--- Input data ---
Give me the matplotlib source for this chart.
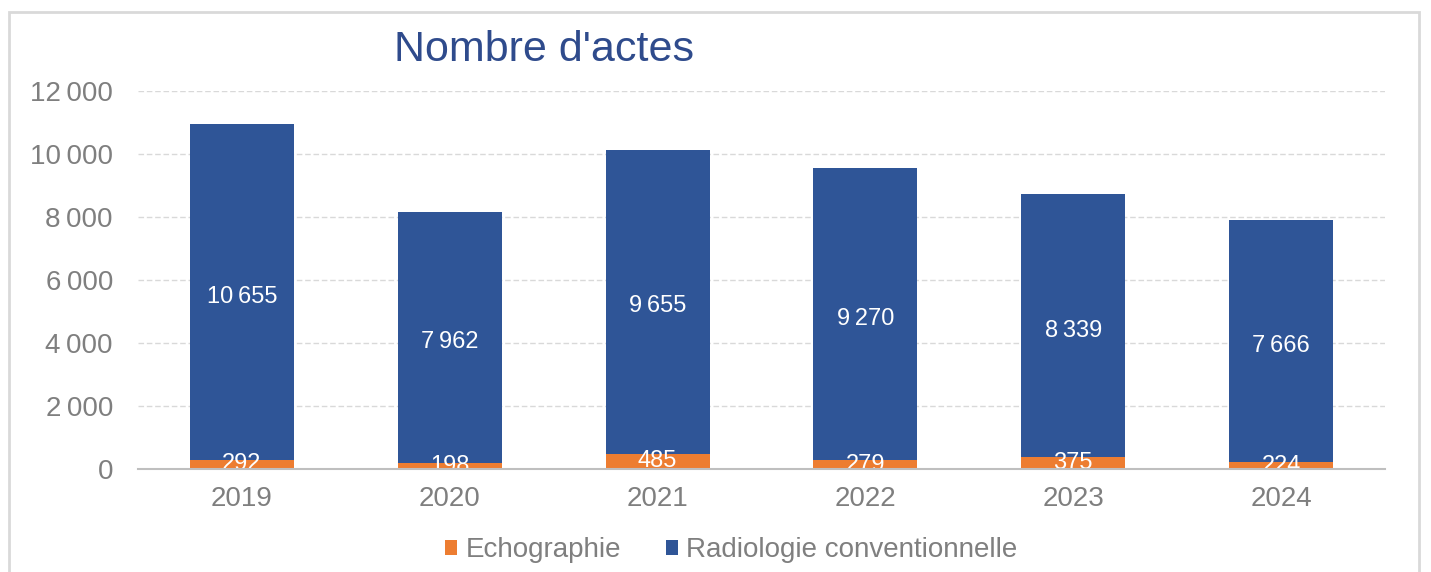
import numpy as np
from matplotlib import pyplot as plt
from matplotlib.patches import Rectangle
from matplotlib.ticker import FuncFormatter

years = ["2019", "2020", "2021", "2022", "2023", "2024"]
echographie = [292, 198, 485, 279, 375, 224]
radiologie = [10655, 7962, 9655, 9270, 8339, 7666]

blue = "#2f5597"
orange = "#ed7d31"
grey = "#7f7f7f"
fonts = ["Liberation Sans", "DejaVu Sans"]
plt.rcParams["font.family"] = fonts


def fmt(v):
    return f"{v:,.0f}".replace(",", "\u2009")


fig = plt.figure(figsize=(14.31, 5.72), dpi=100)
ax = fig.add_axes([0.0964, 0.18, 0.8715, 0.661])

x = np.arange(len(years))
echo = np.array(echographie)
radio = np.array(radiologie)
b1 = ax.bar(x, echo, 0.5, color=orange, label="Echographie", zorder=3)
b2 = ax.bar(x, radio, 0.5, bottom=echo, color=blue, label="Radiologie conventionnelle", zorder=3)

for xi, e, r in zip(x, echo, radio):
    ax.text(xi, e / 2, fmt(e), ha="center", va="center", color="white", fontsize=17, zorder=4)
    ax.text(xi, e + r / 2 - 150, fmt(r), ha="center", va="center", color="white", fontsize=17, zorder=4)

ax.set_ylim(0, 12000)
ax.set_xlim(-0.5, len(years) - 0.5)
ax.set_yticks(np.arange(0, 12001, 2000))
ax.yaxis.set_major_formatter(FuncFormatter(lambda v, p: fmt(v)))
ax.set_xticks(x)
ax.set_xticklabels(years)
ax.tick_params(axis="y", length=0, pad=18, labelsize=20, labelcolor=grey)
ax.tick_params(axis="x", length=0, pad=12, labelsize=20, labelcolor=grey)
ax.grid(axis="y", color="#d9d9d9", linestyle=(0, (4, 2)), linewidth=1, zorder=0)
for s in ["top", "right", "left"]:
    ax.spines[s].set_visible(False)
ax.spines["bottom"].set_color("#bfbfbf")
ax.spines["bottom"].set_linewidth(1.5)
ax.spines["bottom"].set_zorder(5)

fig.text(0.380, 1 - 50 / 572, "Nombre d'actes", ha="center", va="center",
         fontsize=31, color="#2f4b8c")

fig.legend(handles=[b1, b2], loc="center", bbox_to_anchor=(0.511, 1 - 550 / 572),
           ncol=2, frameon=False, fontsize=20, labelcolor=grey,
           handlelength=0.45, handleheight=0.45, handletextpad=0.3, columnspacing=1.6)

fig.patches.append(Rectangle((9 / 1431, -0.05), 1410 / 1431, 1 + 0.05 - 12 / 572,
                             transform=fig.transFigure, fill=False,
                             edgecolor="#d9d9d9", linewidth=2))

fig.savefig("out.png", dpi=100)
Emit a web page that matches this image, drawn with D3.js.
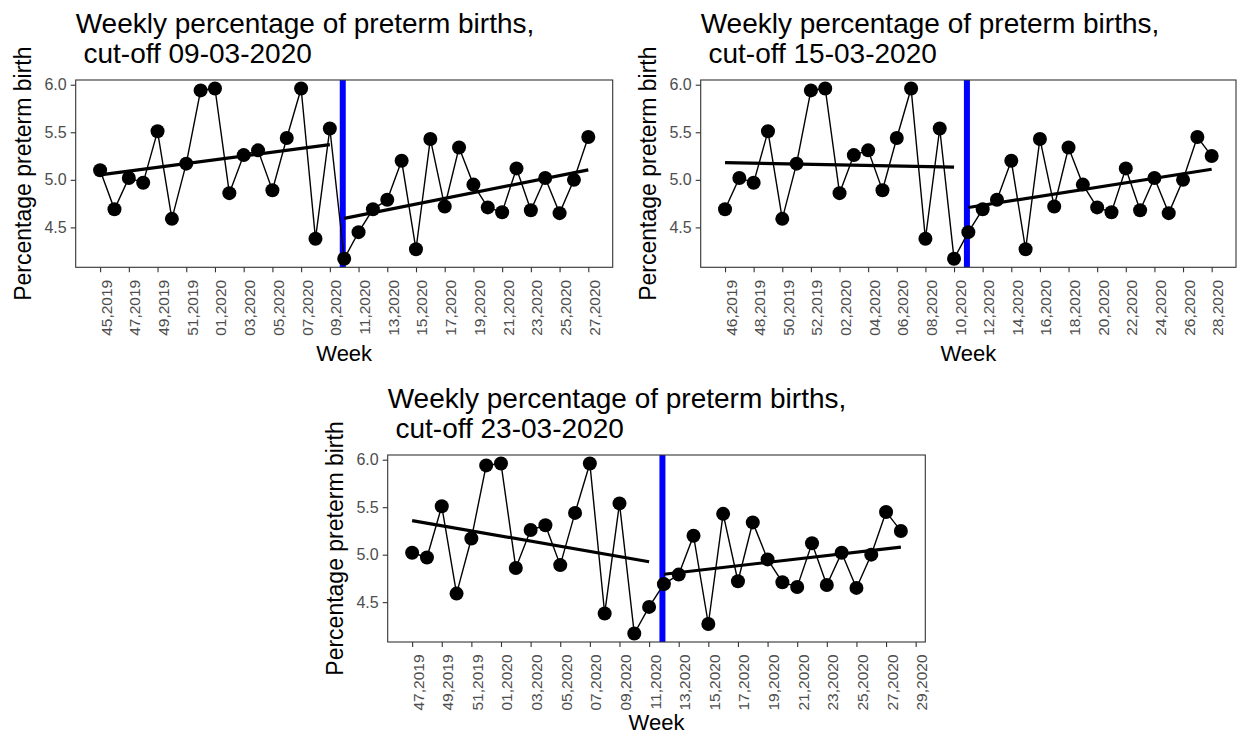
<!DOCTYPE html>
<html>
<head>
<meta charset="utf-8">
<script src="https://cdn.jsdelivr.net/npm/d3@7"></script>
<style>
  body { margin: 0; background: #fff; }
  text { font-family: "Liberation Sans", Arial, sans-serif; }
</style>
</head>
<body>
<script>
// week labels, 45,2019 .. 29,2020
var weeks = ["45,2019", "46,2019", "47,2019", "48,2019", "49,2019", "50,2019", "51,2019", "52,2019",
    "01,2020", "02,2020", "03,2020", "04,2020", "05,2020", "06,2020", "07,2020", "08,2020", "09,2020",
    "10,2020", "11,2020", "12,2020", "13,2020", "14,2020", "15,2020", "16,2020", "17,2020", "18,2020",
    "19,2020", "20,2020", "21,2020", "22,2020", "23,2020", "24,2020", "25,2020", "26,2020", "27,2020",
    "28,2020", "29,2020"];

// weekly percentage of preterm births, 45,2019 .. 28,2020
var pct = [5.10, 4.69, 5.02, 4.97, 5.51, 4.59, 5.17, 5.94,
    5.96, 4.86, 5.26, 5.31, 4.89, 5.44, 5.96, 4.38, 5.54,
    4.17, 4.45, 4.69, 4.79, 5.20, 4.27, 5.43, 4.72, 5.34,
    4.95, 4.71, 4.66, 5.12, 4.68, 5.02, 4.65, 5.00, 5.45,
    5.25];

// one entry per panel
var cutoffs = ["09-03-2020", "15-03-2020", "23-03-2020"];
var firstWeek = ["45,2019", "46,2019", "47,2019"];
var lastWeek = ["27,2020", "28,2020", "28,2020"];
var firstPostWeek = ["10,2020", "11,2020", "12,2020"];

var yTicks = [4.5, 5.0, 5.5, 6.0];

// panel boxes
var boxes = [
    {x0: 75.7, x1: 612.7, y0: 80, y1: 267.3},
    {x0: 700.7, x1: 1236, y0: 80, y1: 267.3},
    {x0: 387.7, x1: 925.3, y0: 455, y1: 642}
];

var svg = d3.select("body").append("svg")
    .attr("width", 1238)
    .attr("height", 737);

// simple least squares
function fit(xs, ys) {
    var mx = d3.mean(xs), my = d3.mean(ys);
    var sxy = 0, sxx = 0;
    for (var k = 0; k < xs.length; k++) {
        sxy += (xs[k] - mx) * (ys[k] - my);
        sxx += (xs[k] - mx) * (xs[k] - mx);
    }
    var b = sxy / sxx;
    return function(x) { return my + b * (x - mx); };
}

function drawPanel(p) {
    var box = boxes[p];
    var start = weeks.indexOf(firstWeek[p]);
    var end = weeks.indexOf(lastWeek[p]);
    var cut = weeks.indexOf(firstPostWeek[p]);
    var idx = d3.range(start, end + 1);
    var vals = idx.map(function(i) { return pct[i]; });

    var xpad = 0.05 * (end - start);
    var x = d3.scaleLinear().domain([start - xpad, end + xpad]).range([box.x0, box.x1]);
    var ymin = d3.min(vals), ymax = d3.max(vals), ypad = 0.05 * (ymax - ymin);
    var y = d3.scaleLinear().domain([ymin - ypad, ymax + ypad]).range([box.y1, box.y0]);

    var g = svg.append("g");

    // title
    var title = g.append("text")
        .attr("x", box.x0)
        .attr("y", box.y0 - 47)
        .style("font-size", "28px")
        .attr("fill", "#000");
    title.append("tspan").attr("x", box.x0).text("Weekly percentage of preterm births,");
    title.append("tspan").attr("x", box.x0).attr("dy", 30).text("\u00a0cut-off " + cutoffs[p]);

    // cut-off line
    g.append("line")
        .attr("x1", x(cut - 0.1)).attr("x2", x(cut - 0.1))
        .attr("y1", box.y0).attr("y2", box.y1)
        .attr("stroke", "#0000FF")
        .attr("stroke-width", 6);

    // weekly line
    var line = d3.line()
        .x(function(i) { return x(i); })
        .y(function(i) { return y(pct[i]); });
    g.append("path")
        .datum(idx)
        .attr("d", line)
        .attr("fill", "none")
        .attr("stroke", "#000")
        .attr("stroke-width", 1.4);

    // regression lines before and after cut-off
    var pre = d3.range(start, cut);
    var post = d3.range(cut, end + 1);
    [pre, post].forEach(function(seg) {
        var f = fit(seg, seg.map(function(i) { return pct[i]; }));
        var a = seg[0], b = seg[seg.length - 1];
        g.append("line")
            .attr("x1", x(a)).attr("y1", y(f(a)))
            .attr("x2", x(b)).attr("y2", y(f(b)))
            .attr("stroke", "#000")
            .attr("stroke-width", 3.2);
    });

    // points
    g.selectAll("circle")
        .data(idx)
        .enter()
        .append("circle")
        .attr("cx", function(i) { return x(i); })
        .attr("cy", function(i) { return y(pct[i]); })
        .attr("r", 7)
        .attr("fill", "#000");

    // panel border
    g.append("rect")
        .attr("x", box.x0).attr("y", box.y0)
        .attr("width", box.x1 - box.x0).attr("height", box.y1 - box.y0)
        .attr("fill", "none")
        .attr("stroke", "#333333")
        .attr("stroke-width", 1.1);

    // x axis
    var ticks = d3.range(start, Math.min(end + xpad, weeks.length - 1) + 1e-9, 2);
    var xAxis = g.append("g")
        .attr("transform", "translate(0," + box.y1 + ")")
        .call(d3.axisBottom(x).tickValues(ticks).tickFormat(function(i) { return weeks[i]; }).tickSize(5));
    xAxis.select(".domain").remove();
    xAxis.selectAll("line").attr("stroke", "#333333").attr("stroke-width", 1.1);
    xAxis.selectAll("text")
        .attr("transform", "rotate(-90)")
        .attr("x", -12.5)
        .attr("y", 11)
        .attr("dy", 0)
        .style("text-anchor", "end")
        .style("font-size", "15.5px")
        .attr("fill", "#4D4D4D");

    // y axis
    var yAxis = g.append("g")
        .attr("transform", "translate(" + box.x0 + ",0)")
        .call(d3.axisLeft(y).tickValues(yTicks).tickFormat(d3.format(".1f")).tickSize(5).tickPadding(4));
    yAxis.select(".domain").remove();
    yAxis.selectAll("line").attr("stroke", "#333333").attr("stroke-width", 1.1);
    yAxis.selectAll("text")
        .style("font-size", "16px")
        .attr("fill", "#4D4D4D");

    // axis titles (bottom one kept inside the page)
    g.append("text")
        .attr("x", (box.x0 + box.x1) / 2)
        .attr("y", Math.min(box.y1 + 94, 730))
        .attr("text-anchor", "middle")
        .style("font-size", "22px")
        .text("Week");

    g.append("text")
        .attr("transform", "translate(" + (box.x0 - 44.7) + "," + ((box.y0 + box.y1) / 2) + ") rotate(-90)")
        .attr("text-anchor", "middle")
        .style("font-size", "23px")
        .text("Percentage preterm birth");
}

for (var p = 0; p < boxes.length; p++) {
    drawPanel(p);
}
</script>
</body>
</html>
---
From the first line of the entries above down to the line holding "ax.text(xi, e +", quote each line exactly and nothing else, skipping pictures.

Give me the matplotlib source for this chart.
import numpy as np
from matplotlib import pyplot as plt
from matplotlib.patches import Rectangle
from matplotlib.ticker import FuncFormatter

years = ["2019", "2020", "2021", "2022", "2023", "2024"]
echographie = [292, 198, 485, 279, 375, 224]
radiologie = [10655, 7962, 9655, 9270, 8339, 7666]

blue = "#2f5597"
orange = "#ed7d31"
grey = "#7f7f7f"
fonts = ["Liberation Sans", "DejaVu Sans"]
plt.rcParams["font.family"] = fonts


def fmt(v):
    return f"{v:,.0f}".replace(",", "\u2009")


fig = plt.figure(figsize=(14.31, 5.72), dpi=100)
ax = fig.add_axes([0.0964, 0.18, 0.8715, 0.661])

x = np.arange(len(years))
echo = np.array(echographie)
radio = np.array(radiologie)
b1 = ax.bar(x, echo, 0.5, color=orange, label="Echographie", zorder=3)
b2 = ax.bar(x, radio, 0.5, bottom=echo, color=blue, label="Radiologie conventionnelle", zorder=3)

for xi, e, r in zip(x, echo, radio):
    ax.text(xi, e / 2, fmt(e), ha="center", va="center", color="white", fontsize=17, zorder=4)
    ax.text(xi, e + r / 2 - 150, fmt(r), ha="center", va="center", color="white", fontsize=17, zorder=4)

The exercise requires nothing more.